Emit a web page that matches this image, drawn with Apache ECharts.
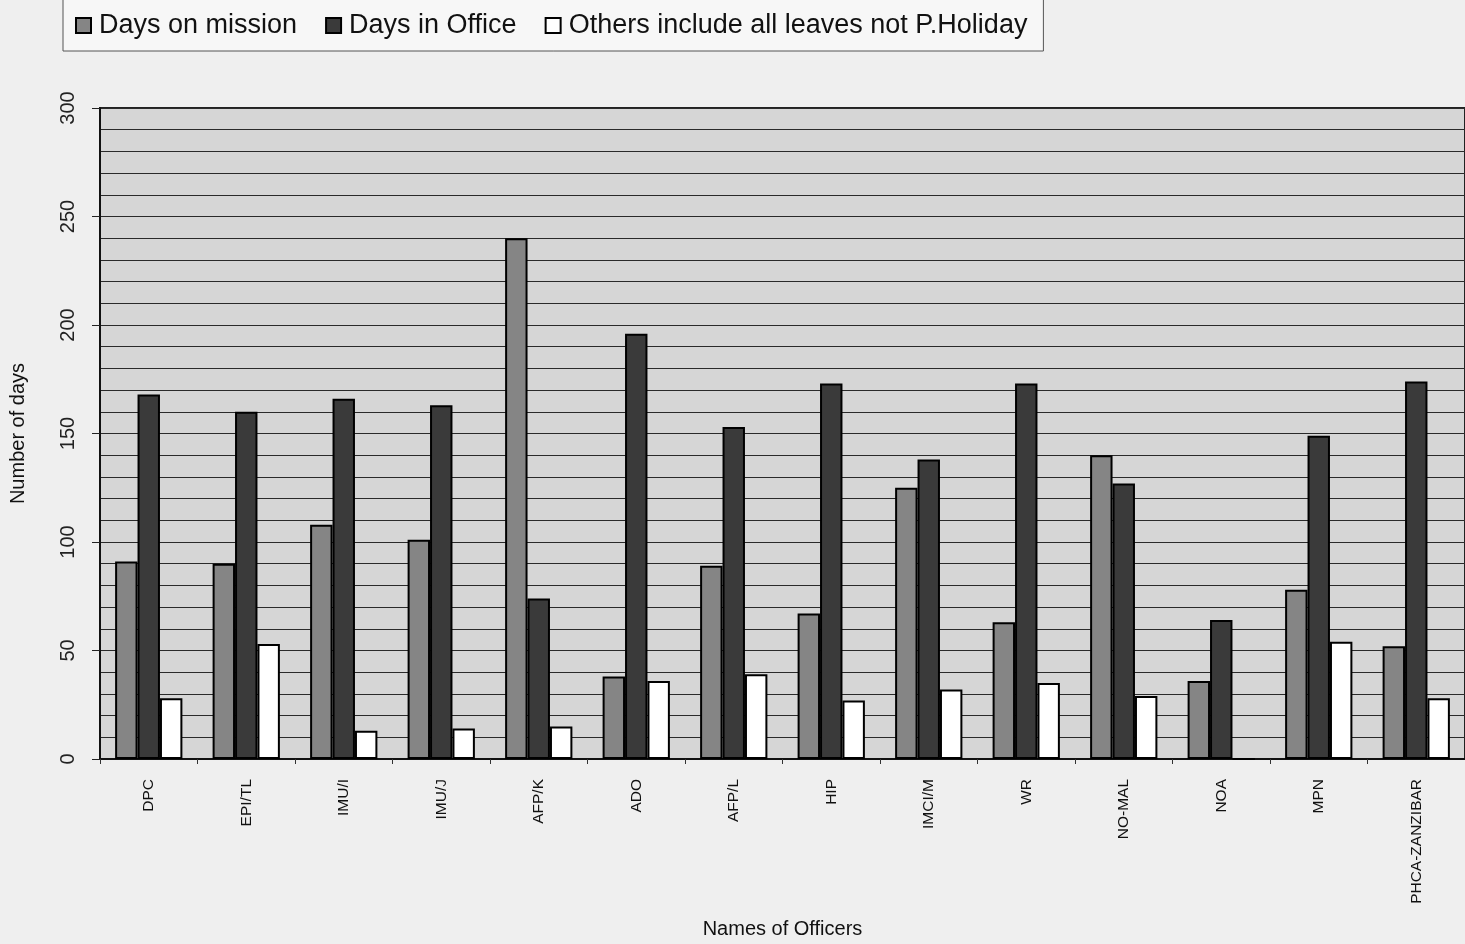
<!DOCTYPE html>
<html>
<head>
<meta charset="utf-8">
<script src="https://cdn.jsdelivr.net/npm/echarts@6/dist/echarts.min.js"></script>
<style>
  html, body { margin: 0; padding: 0; background: #efefef; }
  #chart { width: 1465px; height: 944px; }
</style>
</head>
<body>
<div id="chart"></div>
<script>
const officers = ['DPC', 'EPI/TL', 'IMU/I', 'IMU/J', 'AFP/K', 'ADO', 'AFP/L', 'HIP', 'IMCI/M', 'WR', 'NO-MAL', 'NOA', 'MPN', 'PHCA-ZANZIBAR'];
const daysOnMission = [91, 90, 108, 101, 240, 38, 89, 67, 125, 63, 140, 36, 78, 52];
const daysInOffice = [168, 160, 166, 163, 74, 196, 153, 173, 138, 173, 127, 64, 149, 174];
const otherLeaves = [28, 53, 13, 14, 15, 36, 39, 27, 32, 35, 29, 0, 54, 28];

const font = '"Liberation Sans", Arial, sans-serif';
const chart = echarts.init(document.getElementById('chart'));

const option = {
  backgroundColor: '#efefef',
  textStyle: { fontFamily: font, color: '#111' },
  legend: {
    left: 63,
    top: -2,
    padding: [14, 16, 12, 12],
    itemGap: 28,
    itemWidth: 15,
    itemHeight: 15,
    icon: 'rect',
    backgroundColor: '#f7f7f7',
    borderColor: '#555',
    borderWidth: 1,
    textStyle: { fontSize: 27, fontFamily: font, color: '#111', padding: [0, 0, 0, 3] },
    data: ['Days on mission', 'Days in Office', 'Others include all leaves not P.Holiday']
  },
  grid: {
    left: 100,
    top: 108,
    bottom: 185,
    width: 1379,
    show: true,
    backgroundColor: '#d6d6d6',
    borderColor: '#222',
    borderWidth: 2
  },
  xAxis: {
    type: 'category',
    data: officers,
    name: 'Names of Officers',
    nameLocation: 'middle',
    nameGap: 160,
    nameTextStyle: { fontSize: 20, fontFamily: font, color: '#111' },
    axisLine: { lineStyle: { color: '#111', width: 2 } },
    axisTick: { show: true, length: 5, lineStyle: { color: '#333' } },
    axisLabel: { rotate: 90, fontSize: 15.5, color: '#111', margin: 20 }
  },
  yAxis: {
    type: 'value',
    min: 0,
    max: 300,
    interval: 50,
    name: 'Number of days',
    nameLocation: 'middle',
    nameGap: 72,
    nameRotate: 90,
    nameTextStyle: { fontSize: 20, fontFamily: font, color: '#111' },
    axisLine: { show: true, lineStyle: { color: '#111', width: 2 } },
    axisTick: { show: true, length: 8, lineStyle: { color: '#222' } },
    axisLabel: { rotate: 90, fontSize: 20, color: '#222', margin: 22 },
    splitLine: { lineStyle: { color: '#2a2a2a', width: 1.2 } },
    minorTick: { show: false, splitNumber: 5 },
    minorSplitLine: { show: true, lineStyle: { color: '#2a2a2a', width: 1.2 } }
  },
  series: [
    {
      name: 'Days on mission',
      type: 'bar',
      data: daysOnMission,
      barGap: '0%',
      barCategoryGap: '31%',
      itemStyle: { color: '#858585', borderColor: '#000', borderWidth: 2 }
    },
    {
      name: 'Days in Office',
      type: 'bar',
      data: daysInOffice,
      itemStyle: { color: '#3a3a3a', borderColor: '#000', borderWidth: 2 }
    },
    {
      name: 'Others include all leaves not P.Holiday',
      type: 'bar',
      data: otherLeaves,
      itemStyle: { color: '#ffffff', borderColor: '#000', borderWidth: 2 }
    }
  ]
};

chart.setOption(option);
</script>
</body>
</html>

■ What you are asked to do ■
Pictures stay out. Print the data exactly, from its first line through the line containing "const chart = echarts.init(document.getElementById('chart'));".

■ The completed task ■
Emit a web page that matches this image, drawn with Apache ECharts.
<!DOCTYPE html>
<html>
<head>
<meta charset="utf-8">
<script src="https://cdn.jsdelivr.net/npm/echarts@6/dist/echarts.min.js"></script>
<style>
  html, body { margin: 0; padding: 0; background: #efefef; }
  #chart { width: 1465px; height: 944px; }
</style>
</head>
<body>
<div id="chart"></div>
<script>
const officers = ['DPC', 'EPI/TL', 'IMU/I', 'IMU/J', 'AFP/K', 'ADO', 'AFP/L', 'HIP', 'IMCI/M', 'WR', 'NO-MAL', 'NOA', 'MPN', 'PHCA-ZANZIBAR'];
const daysOnMission = [91, 90, 108, 101, 240, 38, 89, 67, 125, 63, 140, 36, 78, 52];
const daysInOffice = [168, 160, 166, 163, 74, 196, 153, 173, 138, 173, 127, 64, 149, 174];
const otherLeaves = [28, 53, 13, 14, 15, 36, 39, 27, 32, 35, 29, 0, 54, 28];

const font = '"Liberation Sans", Arial, sans-serif';
const chart = echarts.init(document.getElementById('chart'));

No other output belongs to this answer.